- INSTRUCTIONS TO FOLLOW:
Print the lines from the one that contains "Emit a web page" to the one that contains "const fmtY = d", inclusive, exactly as they appear, and please drop any pictures.

- - - - - - -

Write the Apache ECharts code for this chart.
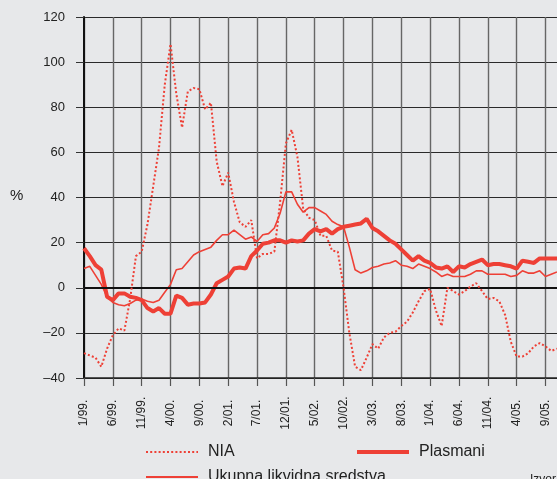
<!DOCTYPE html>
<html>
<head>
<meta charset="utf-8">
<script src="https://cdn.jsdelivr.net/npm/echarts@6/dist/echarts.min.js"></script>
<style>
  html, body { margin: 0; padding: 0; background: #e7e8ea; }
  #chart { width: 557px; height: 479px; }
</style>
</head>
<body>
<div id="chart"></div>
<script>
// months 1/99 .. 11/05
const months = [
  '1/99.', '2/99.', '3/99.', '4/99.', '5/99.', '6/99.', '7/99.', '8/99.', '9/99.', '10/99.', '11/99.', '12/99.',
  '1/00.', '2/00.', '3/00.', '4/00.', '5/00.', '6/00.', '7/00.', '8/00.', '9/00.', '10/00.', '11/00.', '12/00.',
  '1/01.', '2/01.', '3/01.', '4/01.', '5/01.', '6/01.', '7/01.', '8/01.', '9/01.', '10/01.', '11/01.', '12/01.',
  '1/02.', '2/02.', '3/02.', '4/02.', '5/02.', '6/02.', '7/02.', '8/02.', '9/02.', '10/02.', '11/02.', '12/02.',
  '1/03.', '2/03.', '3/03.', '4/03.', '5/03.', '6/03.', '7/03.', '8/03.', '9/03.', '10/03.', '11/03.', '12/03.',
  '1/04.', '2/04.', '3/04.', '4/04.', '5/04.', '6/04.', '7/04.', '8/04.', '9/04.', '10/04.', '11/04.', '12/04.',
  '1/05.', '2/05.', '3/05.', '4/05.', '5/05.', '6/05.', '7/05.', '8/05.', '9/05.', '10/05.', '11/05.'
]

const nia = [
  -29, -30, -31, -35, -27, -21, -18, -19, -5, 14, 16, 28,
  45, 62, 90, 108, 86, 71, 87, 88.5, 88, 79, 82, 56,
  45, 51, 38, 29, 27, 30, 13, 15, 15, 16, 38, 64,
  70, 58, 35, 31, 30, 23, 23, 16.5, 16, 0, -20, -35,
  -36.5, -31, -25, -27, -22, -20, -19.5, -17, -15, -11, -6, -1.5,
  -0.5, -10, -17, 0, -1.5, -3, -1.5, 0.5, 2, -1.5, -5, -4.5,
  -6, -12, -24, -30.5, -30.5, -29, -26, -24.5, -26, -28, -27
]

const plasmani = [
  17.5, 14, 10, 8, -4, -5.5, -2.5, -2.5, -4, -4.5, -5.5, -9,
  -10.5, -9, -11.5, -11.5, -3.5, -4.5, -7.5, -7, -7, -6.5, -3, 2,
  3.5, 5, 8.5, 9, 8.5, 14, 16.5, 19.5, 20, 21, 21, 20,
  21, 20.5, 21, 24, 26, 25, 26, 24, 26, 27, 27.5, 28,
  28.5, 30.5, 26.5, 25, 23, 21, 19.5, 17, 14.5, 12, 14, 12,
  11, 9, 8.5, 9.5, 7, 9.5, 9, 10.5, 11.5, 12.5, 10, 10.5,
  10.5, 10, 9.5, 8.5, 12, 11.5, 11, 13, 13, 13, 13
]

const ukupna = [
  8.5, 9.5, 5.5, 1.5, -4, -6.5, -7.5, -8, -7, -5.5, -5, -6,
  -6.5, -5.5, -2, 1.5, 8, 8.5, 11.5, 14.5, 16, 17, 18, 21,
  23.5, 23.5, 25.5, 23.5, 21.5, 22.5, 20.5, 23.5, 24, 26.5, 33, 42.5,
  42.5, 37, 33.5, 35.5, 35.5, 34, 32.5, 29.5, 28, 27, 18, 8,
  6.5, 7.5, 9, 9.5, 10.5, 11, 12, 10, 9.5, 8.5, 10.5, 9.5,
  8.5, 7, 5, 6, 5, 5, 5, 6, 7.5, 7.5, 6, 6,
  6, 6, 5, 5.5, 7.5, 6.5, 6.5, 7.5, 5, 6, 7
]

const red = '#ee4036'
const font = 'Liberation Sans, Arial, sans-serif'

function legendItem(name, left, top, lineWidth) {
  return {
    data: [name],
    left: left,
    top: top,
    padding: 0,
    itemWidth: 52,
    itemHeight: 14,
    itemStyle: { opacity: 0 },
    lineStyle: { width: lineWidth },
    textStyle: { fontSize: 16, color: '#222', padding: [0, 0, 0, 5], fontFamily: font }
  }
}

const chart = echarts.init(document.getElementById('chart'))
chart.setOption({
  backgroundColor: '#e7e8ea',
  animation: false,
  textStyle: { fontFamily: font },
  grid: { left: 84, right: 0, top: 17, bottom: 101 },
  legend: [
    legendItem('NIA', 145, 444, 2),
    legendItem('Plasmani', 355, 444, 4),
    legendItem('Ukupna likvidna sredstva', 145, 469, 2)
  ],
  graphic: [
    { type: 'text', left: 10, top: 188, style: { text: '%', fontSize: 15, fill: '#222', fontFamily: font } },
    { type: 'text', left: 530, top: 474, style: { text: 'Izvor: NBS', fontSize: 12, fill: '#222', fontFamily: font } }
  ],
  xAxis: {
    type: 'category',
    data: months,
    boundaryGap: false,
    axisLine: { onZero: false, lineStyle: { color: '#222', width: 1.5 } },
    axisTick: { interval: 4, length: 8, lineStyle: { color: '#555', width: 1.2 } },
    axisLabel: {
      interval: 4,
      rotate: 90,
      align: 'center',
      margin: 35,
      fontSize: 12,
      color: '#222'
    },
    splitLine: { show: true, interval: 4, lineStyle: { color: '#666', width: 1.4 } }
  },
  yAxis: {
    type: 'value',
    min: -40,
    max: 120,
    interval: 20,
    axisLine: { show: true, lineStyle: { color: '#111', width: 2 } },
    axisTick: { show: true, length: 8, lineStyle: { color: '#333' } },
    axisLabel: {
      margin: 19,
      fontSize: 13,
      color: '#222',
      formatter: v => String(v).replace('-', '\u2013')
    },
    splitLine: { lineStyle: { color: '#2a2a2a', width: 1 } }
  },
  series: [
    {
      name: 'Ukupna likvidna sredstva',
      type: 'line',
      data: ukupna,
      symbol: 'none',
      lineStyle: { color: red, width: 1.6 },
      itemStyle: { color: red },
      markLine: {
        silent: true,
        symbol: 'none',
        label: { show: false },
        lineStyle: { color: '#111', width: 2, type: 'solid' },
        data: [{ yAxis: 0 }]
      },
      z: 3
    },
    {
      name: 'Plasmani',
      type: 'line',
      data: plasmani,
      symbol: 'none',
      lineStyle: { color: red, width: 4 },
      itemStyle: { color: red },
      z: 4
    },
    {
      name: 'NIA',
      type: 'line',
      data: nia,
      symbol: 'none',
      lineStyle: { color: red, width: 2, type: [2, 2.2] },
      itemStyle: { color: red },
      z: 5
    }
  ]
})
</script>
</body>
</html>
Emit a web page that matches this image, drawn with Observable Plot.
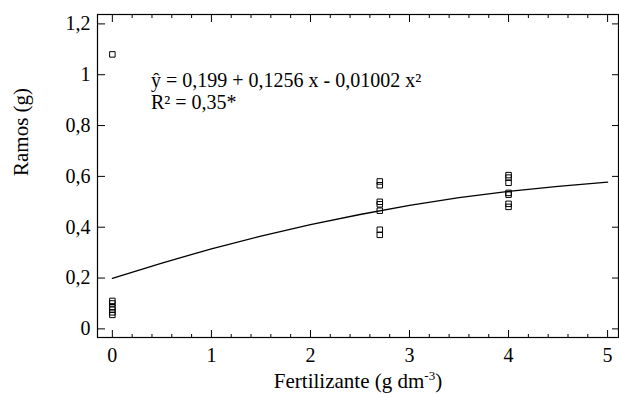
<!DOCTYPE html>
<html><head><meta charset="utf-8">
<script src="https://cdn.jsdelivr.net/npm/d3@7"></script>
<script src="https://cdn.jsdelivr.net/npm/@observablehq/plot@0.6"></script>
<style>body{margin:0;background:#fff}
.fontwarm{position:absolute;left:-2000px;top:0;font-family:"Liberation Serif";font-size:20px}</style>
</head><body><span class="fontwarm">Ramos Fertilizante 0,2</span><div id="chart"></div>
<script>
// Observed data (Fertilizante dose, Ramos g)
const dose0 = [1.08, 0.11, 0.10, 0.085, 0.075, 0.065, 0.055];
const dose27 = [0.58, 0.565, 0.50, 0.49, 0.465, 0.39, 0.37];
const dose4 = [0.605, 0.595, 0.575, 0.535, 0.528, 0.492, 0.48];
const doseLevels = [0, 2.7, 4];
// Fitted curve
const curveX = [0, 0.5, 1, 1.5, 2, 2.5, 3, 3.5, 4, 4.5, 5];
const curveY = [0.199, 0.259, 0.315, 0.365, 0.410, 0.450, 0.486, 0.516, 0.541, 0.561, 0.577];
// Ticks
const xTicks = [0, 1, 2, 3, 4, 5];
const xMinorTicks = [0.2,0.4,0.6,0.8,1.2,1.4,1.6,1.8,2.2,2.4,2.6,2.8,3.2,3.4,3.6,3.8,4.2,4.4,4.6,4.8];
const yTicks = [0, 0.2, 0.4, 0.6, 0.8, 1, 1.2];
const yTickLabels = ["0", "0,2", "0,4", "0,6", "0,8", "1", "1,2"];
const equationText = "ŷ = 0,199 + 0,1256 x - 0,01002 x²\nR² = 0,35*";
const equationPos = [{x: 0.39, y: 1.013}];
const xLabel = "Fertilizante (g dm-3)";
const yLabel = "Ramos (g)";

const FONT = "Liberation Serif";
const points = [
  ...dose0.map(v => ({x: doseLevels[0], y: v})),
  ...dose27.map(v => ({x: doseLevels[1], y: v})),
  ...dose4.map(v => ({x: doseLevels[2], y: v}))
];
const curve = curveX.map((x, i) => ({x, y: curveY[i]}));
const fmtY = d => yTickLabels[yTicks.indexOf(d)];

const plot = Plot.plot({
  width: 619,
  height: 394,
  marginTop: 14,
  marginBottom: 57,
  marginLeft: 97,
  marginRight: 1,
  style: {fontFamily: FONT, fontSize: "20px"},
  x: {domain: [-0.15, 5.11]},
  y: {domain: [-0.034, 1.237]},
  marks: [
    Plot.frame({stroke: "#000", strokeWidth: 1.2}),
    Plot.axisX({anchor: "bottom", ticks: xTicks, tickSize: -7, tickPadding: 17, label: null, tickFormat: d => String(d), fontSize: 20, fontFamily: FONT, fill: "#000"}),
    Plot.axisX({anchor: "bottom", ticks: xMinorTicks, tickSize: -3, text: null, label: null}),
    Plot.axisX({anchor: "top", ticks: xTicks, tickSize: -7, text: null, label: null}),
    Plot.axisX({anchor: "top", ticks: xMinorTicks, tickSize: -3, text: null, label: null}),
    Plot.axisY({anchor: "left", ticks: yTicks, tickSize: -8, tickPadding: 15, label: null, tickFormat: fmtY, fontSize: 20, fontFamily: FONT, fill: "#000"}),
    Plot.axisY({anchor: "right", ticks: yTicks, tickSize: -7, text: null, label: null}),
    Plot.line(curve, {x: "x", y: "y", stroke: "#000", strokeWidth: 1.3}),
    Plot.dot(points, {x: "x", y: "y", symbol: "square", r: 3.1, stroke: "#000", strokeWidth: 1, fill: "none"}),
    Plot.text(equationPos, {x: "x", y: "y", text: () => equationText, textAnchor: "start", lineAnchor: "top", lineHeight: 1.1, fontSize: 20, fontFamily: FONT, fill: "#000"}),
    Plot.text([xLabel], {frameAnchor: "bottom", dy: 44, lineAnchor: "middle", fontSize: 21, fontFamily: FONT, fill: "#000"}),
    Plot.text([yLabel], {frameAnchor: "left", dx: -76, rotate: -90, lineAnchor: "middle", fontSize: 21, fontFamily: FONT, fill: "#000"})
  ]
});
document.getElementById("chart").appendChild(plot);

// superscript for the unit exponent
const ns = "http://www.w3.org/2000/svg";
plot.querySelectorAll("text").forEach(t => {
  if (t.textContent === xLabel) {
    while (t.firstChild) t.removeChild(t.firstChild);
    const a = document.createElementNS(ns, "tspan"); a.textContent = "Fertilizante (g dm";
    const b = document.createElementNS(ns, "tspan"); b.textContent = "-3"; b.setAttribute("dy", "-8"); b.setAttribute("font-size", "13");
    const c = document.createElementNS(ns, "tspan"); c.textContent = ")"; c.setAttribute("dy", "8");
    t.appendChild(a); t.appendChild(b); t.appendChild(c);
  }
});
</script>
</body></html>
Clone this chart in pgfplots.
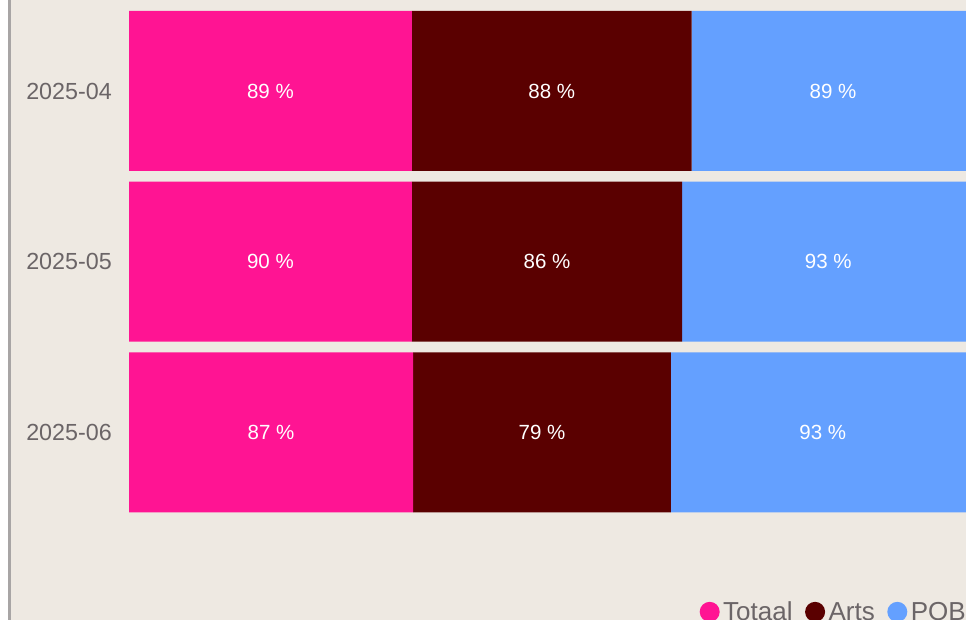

- - - - - - -

- ANSWER IN FULL:
Emit a web page that matches this image, drawn with Observable Plot.
<!DOCTYPE html>
<html><head><meta charset="utf-8">
<script src="https://cdn.jsdelivr.net/npm/d3@7"></script>
<script src="https://cdn.jsdelivr.net/npm/@observablehq/plot@0.6"></script>
<style>body{margin:0;background:#fff}
.fontwarm{position:absolute;left:-2000px;top:0;font-family:"Liberation Serif";font-size:20px}</style>
</head><body><span class="fontwarm">Ramos Fertilizante 0,2</span><div id="chart"></div>
<script>
// Observed data (Fertilizante dose, Ramos g)
const dose0 = [1.08, 0.11, 0.10, 0.085, 0.075, 0.065, 0.055];
const dose27 = [0.58, 0.565, 0.50, 0.49, 0.465, 0.39, 0.37];
const dose4 = [0.605, 0.595, 0.575, 0.535, 0.528, 0.492, 0.48];
const doseLevels = [0, 2.7, 4];
// Fitted curve
const curveX = [0, 0.5, 1, 1.5, 2, 2.5, 3, 3.5, 4, 4.5, 5];
const curveY = [0.199, 0.259, 0.315, 0.365, 0.410, 0.450, 0.486, 0.516, 0.541, 0.561, 0.577];
// Ticks
const xTicks = [0, 1, 2, 3, 4, 5];
const xMinorTicks = [0.2,0.4,0.6,0.8,1.2,1.4,1.6,1.8,2.2,2.4,2.6,2.8,3.2,3.4,3.6,3.8,4.2,4.4,4.6,4.8];
const yTicks = [0, 0.2, 0.4, 0.6, 0.8, 1, 1.2];
const yTickLabels = ["0", "0,2", "0,4", "0,6", "0,8", "1", "1,2"];
const equationText = "ŷ = 0,199 + 0,1256 x - 0,01002 x²\nR² = 0,35*";
const equationPos = [{x: 0.39, y: 1.013}];
const xLabel = "Fertilizante (g dm-3)";
const yLabel = "Ramos (g)";

const FONT = "Liberation Serif";
const points = [
  ...dose0.map(v => ({x: doseLevels[0], y: v})),
  ...dose27.map(v => ({x: doseLevels[1], y: v})),
  ...dose4.map(v => ({x: doseLevels[2], y: v}))
];
const curve = curveX.map((x, i) => ({x, y: curveY[i]}));
const fmtY = d => yTickLabels[yTicks.indexOf(d)];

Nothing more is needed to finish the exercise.